By Ashli Sims, The News On 6
SKIATOOK, OK -- A spending scandal at a Green Country school district leads to two criminal indictments.
The grand jury investigating Skiatook Public Schools wrapped up early Saturday morning. They handed down two sealed indictments, an accusation and a report blasting the school district's current leadership.
The grand jury met every day for the last three weeks, interviewing dozens of witnesses. Their investigation didn't only return criminal indictments, but an indictment of Skiatook schools' previous and current administrations.
It's been a tough year for Skiatook Public Schools. First, a state audit released in February blasted the district for wasting more than half a million dollars of taxpayer money.
Then, they ousted their superintendent Dr. Gary Johnson.
Parents waged a petition to call a grand jury. And now that jury says two people will face criminal charges.
The grand jury issued a five-page report that says the Skiatook School Board should review its policies and procedures, hire a new district lawyer and warned board members there's still potential for waste, or even theft.
On top of all that, jurors say they have no confidence in interim superintendent Steve Williams. They claim he didn't understand the duties of his job, and didn't know enough about the district's finances. They also say he didn't know how to track federal grants, and he never confronted his old boss Gary Johnson when custodial funds were being overspent.
Read the Skiatook grand jury report, obtained by The News On 6 from a Skiatook parent.
Skiatook parents who've been outraged by the scandal say they now feel vindicated.
"It's extremely disappointing to know that our fears are coming true," said Jason Willingham, a Skiatook parent.
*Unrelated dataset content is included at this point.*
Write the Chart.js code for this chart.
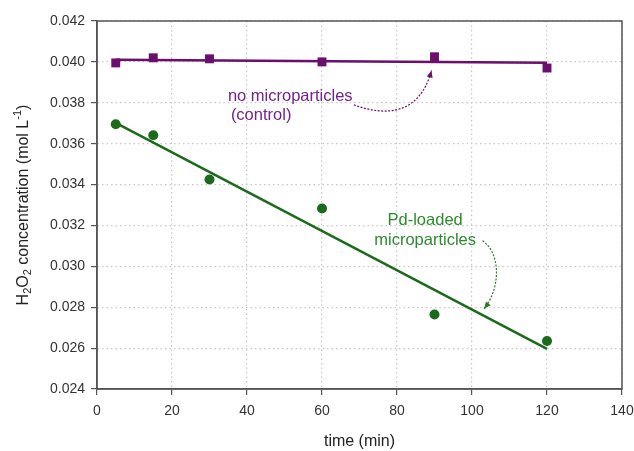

"It doesn't make us happy of course because it's a sad state of affairs that led us here, but it looked like - many times where there's smoke there's fire," said Rob Ridenour, a Skiatook parent.
The grand jury came about because some Skiatook parents were fed up. Citizens wanted answers and started a petition to call a grand jury.
"They find that there appears to be criminal acts that took place. It's a sad thing. But we thought that there might be and now the grand jury agrees with our thinking," said Ridenour.
"We're extremely happy on one hand, but disappointed on the other," said Willingham.
Both men say this is an embarrassment for their school district. But they also say this should be a lesson to other elected officials and other communities.
"From every level of public officials, should take notice here that the community can do something," said Willingham.
"To show our children, if something is wrong, you can either do something about it or you can sit there and cry. And we did something about it," Ridenour said.